Since $P_1 \xrightarrow{\delta_1} P_0 \xrightarrow{\delta_0} M \to 0$ is exact, apply $\mbox{Hom} (-; Y)$ to this sequence, to have an exact sequence: $\mbox{Hom}(P_1; Y)\xleftarrow{\mbox{Hom}(\delta_1; 1_Y)} \mbox{Hom}(P_0; Y) \xleftarrow{\mbox{Hom}(\delta_0; 1_Y)} \mbox{Hom}(M; Y) \leftarrow 0$, which means that: $\mbox{ker} \ \mbox{Hom}(\delta_1; 1_Y) = \mbox{im} \ \mbox{Hom}(\delta_0; 1_Y) \cong \mbox{Hom} (M; Y)$ (since $\mbox{Hom}(\delta_0; 1_Y)$ is injective).
And $\mbox{im} \ \mbox{Hom}(f \delta_0; 1_Y) = \mbox{Hom}(\delta_0; 1_Y)\left( \mbox{Hom}(f; 1_Y)(\mbox{Hom}(P; Y))\right) \cong \mbox{Im} \ \mbox{Hom}(f; 1_Y)$ (since $\mbox{Hom}(\delta_0; 1_Y)$ is injective).
And then, the author just kind of plug everything in (*), to have:
$$\mbox{Ext}^1(X;Y) = \mbox{ker} \ \mbox{Hom}(\delta_1; 1_Y) / \mbox{im} \ \mbox{Hom}(f \delta_0; 1_Y) \cong \mbox{Hom} (M; Y) / \mbox{Im} \ \mbox{Hom}(f; 1_Y)$$
This proof doesn't look good to me, since AFAIK we cannot prove isormorphicity of quotient modules like that.
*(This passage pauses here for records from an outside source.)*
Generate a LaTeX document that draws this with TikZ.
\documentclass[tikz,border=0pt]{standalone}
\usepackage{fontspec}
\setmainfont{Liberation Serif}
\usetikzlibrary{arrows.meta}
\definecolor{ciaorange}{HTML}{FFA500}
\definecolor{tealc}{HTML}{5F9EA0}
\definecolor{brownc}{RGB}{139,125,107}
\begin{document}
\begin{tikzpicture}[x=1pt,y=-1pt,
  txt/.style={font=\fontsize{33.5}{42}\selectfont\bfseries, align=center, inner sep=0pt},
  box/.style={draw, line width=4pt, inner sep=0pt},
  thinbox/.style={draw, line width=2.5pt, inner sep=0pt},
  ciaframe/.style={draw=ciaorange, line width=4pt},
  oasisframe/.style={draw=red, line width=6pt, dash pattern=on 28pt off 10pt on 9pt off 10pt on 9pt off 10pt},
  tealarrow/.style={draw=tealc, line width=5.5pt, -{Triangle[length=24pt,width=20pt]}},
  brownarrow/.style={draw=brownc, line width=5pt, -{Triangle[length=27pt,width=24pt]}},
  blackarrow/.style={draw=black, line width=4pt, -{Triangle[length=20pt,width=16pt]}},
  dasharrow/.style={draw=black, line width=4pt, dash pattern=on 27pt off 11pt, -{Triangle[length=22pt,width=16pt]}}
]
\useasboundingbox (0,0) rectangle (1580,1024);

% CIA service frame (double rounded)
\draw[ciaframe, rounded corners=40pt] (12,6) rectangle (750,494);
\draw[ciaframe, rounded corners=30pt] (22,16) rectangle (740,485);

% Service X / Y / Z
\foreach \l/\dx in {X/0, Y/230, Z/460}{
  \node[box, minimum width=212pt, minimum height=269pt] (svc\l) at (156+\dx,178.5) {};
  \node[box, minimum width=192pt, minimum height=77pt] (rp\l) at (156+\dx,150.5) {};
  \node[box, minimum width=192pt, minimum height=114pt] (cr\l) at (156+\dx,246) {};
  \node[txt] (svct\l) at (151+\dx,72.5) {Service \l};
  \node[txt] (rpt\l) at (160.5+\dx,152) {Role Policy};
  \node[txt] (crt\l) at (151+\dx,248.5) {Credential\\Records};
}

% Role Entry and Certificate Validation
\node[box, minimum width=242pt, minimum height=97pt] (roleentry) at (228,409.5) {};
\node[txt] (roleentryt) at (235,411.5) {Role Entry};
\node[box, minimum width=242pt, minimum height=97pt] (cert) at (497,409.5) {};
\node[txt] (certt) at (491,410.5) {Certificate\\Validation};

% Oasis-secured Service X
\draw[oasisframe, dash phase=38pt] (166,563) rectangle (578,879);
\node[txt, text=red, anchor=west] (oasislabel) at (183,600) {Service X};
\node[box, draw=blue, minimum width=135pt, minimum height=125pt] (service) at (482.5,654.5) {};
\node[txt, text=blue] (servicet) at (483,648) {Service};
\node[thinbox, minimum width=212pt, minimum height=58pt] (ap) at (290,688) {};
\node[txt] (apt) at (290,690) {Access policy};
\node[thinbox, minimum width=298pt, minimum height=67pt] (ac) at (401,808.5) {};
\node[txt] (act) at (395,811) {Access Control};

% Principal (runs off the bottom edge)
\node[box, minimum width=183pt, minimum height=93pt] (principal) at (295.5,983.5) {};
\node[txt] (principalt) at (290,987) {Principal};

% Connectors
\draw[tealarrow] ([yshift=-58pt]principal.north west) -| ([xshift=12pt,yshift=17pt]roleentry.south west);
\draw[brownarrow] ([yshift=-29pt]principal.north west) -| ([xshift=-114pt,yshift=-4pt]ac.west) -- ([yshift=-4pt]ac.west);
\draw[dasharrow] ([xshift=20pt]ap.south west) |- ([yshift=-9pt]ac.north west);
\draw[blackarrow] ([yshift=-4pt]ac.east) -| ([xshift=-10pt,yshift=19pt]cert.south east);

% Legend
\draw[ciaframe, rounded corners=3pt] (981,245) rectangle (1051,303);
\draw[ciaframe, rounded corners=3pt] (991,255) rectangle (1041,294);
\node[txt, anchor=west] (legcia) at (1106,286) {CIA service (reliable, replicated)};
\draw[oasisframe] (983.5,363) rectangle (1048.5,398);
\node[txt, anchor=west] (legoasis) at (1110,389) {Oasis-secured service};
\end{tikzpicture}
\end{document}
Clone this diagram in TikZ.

Or am I missing something here? If this proof is wrong, is there any way that I can fix it?
Thank you guys very much,
And have a good day, :*
Q1: Let $G = \mathbb{Z} = A$, $B = 2 \mathbb{Z} \cong \mathbb{Z}$. $G/A = 0$ but $G/B = \mathbb{Z}/2\mathbb{Z}$ (Edit: So this is an example that $A\cong B$ but $G/A \ncong G/B$, not what the OP was asking about (Thanks @Alex for pointing this out). I will leave this here for reference since I think it is a good example to keep in mind.)
Q2: Here is the way you want to prove this. Lok at the long exact sequence for $\text{Ext}^1$: Given a short exact sequence $0 \to M \to P \to X \to 0$ the Ext long exact sequence (the cohomology long exact sequence associated to the right derived functor $\text{Ext}^*(-,Y)$) is:
$$ 0 \to \text{Hom}(X,Y) \to \text{Hom}(P,Y) \stackrel{f^*}{\to} \text{Hom}(M,Y) \stackrel{\delta}{\to} \text{Ext}^1(X,Y) \to \text{Ext}^1(P,Y) = 0$$
Hence by exactness, $\text{Ext}^1(X,Y) \cong \text{Hom}(M,Y)/f^*(\text{Hom}(P,Y) )$ as required.
All of the stuff in the proof you provided kinda looks like material used to show that $\text{Ext}^*(-,Y)$ is a (cohomological) $\delta$-functor.